*CHALLENGE*:
Every line from the start of the entries up to and including the one bearing "plt.rcParams['font.family'] = ['Noto" must be printed verbatim, without the pictures.
-.-.-
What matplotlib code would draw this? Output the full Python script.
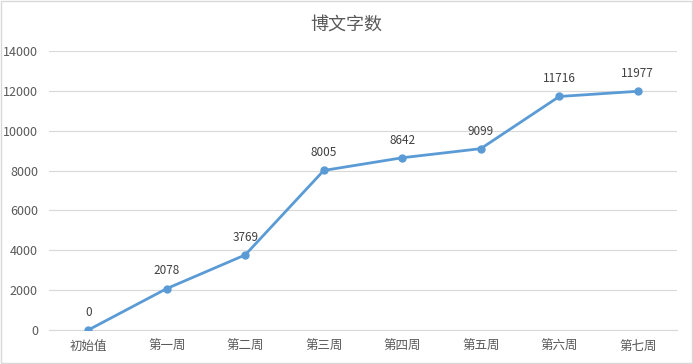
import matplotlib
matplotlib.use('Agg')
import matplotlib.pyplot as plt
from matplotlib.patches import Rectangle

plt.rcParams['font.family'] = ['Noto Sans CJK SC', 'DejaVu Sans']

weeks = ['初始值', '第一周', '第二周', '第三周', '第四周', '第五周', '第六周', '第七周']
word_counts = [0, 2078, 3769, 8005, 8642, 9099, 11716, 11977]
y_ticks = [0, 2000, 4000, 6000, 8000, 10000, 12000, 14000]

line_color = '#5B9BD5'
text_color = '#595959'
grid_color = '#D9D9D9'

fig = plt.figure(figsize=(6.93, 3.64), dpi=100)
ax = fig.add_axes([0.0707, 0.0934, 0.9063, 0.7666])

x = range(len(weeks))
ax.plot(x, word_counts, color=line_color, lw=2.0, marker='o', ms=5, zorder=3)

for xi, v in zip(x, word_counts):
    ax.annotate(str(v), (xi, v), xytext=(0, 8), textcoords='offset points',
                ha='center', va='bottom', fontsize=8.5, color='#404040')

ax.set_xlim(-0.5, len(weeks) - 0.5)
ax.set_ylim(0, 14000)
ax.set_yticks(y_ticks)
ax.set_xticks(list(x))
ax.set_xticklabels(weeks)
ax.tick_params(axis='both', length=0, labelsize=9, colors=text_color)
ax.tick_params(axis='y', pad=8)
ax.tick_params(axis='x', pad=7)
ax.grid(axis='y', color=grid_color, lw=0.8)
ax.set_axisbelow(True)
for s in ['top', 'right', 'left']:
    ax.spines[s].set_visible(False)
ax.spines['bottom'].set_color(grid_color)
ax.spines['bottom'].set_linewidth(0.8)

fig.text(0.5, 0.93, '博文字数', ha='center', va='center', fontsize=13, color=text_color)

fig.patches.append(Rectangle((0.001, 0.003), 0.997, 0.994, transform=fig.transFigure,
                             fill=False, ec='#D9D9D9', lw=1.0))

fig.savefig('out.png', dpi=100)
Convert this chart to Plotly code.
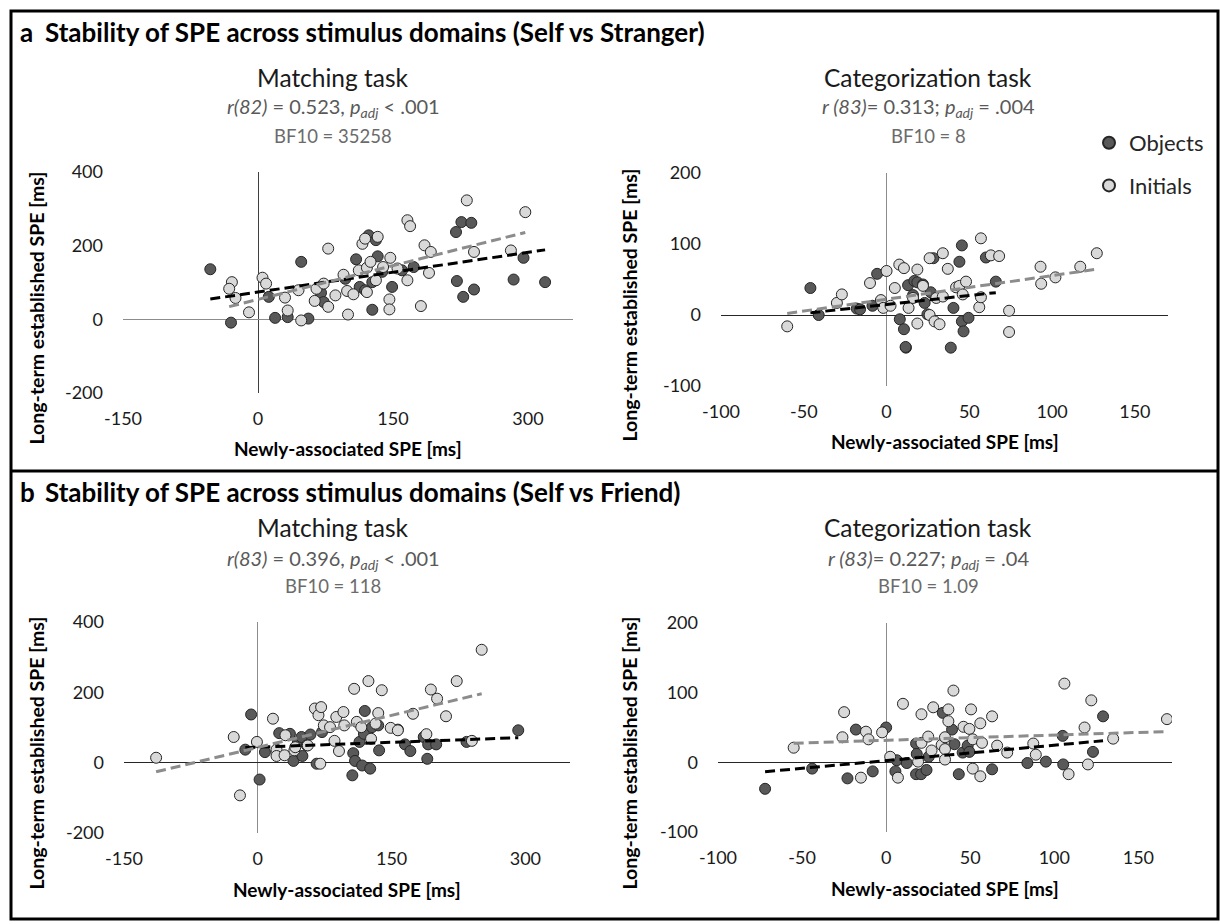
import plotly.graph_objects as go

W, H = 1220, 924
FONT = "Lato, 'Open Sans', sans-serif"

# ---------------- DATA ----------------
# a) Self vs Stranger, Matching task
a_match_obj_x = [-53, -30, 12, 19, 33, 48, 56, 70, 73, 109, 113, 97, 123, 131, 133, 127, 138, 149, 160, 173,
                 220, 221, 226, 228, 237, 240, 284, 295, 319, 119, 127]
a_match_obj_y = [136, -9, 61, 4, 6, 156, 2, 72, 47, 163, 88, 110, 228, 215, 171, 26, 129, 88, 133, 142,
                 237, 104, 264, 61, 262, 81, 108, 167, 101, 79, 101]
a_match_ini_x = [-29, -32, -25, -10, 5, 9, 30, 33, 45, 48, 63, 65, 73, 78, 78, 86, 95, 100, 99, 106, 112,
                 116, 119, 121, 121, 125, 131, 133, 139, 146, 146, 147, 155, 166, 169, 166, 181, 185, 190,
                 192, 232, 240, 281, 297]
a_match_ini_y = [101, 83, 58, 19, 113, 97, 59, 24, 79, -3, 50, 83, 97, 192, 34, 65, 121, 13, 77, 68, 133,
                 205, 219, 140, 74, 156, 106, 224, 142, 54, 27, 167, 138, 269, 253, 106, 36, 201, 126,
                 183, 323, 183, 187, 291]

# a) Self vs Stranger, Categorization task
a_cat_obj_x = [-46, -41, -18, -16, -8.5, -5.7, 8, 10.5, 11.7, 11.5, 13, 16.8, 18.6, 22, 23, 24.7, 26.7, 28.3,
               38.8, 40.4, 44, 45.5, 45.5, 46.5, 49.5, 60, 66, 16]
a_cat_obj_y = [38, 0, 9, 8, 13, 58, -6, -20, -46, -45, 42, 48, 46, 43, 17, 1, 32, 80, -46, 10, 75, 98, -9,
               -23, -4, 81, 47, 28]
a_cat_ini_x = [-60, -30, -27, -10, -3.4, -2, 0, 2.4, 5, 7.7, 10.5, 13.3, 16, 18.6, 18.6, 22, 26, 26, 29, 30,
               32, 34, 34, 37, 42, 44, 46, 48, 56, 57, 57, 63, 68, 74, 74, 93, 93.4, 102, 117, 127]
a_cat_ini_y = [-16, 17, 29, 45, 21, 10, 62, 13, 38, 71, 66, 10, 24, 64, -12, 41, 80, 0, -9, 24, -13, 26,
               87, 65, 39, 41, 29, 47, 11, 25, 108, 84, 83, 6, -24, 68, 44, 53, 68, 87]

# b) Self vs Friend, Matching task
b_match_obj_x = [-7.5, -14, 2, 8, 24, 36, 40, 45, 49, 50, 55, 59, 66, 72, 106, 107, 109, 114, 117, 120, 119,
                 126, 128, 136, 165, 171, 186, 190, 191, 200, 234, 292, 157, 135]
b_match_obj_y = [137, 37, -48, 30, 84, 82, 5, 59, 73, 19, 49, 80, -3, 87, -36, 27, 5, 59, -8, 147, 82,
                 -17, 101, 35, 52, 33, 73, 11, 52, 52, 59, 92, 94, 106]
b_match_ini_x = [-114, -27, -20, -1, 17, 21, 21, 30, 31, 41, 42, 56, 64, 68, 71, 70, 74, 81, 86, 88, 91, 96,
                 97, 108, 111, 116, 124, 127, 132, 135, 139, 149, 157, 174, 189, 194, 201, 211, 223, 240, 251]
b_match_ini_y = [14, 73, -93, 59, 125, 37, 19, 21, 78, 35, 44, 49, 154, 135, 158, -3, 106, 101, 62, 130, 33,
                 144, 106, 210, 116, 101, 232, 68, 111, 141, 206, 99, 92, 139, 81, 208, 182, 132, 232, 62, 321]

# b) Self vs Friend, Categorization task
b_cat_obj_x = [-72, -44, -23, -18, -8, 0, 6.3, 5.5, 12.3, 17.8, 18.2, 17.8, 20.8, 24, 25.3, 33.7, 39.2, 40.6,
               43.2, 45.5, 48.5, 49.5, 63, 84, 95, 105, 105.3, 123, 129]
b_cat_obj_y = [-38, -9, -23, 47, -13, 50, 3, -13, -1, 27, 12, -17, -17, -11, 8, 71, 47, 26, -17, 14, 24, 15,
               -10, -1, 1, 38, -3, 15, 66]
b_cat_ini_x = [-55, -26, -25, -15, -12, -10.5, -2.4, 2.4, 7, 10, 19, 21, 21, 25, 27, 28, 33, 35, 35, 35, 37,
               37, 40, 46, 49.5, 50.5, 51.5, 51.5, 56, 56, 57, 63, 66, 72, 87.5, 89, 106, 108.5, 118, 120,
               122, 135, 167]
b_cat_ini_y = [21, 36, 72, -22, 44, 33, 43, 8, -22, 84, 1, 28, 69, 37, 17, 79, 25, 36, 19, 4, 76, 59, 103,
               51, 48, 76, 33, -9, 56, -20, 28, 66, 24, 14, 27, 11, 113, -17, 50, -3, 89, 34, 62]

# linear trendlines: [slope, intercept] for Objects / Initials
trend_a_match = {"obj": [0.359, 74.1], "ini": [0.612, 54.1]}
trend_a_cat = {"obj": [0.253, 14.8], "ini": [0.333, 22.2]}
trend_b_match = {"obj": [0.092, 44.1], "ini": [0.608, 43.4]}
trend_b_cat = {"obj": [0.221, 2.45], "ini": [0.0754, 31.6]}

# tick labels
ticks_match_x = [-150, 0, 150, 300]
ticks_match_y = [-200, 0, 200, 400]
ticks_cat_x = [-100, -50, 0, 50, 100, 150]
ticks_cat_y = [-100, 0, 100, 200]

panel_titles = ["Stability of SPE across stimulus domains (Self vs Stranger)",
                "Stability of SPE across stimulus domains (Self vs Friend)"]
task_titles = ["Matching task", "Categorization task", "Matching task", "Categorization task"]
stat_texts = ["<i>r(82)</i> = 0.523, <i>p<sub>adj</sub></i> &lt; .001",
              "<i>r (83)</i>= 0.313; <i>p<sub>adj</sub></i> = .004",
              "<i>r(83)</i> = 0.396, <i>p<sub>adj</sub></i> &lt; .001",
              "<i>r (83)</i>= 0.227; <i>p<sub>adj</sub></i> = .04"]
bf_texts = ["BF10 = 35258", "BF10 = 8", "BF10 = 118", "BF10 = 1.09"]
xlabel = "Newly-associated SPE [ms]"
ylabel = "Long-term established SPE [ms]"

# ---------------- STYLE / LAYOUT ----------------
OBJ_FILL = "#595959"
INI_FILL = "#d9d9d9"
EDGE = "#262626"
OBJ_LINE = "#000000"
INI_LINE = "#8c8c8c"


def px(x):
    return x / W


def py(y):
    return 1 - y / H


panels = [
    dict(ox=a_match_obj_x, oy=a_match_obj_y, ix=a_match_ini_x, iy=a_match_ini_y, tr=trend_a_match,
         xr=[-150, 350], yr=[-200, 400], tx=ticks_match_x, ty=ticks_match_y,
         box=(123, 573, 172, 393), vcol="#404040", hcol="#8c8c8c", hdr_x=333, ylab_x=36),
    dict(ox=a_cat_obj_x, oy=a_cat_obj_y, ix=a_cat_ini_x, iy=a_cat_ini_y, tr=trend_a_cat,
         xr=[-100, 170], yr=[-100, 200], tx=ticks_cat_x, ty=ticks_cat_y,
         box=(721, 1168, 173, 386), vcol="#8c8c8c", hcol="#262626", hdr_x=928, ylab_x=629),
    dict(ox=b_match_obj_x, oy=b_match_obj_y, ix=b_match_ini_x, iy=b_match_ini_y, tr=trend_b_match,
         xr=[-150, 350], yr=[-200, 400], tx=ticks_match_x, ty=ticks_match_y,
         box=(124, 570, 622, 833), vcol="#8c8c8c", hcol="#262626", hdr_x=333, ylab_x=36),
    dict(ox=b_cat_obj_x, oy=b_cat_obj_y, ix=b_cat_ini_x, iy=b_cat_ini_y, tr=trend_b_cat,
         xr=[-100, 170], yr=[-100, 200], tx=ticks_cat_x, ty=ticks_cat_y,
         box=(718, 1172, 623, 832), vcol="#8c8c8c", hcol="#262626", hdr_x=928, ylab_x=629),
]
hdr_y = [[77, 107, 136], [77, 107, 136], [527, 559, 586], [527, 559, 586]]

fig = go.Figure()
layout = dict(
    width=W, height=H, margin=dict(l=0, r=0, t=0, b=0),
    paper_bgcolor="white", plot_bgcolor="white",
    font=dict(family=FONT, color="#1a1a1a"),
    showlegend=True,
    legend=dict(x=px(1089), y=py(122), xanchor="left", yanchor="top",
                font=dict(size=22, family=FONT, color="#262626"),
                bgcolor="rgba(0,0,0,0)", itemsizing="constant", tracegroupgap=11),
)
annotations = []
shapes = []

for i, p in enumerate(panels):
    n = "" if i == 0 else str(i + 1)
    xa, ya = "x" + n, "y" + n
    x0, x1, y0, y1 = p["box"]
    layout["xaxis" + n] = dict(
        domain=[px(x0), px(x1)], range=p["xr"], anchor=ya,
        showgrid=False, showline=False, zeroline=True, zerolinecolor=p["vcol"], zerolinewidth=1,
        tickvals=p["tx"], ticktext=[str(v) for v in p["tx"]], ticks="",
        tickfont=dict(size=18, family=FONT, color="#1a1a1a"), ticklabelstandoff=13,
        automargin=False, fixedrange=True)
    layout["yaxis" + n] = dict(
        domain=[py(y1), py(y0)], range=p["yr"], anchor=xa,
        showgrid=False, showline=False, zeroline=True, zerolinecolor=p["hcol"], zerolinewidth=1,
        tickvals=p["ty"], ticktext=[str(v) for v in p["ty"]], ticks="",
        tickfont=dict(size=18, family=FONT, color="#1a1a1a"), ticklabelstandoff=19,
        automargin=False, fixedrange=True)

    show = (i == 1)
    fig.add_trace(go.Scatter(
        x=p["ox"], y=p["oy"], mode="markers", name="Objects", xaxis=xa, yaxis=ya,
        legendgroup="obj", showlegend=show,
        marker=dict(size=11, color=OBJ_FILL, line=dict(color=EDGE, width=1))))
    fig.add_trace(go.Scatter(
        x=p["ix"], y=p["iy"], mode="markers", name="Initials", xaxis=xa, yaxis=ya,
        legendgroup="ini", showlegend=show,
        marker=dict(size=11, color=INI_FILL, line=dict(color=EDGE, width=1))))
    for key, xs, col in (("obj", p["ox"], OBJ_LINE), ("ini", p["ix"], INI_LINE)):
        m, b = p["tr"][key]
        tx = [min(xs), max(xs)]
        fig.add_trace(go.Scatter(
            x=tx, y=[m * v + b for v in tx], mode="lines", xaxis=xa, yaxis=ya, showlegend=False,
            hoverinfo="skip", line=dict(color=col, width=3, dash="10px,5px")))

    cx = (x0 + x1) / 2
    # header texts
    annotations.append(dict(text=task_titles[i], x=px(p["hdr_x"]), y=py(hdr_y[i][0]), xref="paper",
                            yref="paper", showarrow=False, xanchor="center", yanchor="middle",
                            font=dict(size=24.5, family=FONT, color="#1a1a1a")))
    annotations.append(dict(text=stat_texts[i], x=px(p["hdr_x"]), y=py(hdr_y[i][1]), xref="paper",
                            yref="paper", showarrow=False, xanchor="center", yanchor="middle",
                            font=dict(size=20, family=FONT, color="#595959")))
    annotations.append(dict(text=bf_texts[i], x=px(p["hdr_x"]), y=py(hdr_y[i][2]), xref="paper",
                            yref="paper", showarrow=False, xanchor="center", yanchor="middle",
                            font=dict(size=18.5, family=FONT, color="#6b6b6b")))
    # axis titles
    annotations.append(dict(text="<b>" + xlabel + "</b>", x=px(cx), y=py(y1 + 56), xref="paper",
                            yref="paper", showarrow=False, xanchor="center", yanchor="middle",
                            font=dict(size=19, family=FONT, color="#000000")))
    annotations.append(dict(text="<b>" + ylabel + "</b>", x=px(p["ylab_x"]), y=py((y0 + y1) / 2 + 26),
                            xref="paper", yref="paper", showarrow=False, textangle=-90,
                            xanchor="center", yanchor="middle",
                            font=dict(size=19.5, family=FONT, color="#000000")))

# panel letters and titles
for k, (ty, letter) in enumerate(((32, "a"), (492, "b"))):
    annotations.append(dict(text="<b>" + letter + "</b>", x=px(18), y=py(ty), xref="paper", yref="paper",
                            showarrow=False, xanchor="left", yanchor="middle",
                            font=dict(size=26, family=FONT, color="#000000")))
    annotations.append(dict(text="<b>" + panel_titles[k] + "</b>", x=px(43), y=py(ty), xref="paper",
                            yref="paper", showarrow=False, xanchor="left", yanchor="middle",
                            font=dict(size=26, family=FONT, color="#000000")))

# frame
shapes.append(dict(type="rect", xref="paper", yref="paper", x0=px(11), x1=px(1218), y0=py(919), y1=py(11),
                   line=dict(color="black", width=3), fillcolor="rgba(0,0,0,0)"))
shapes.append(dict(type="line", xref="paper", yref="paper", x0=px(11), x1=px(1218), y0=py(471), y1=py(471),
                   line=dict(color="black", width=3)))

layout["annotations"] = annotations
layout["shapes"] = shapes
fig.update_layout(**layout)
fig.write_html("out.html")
-.-.-
*RESULT*:
What matplotlib code would draw this? Output the full Python script.
import matplotlib
matplotlib.use('Agg')
import matplotlib.pyplot as plt
from matplotlib.patches import Rectangle

plt.rcParams['font.family'] = ['Noto Sans CJK SC', 'DejaVu Sans']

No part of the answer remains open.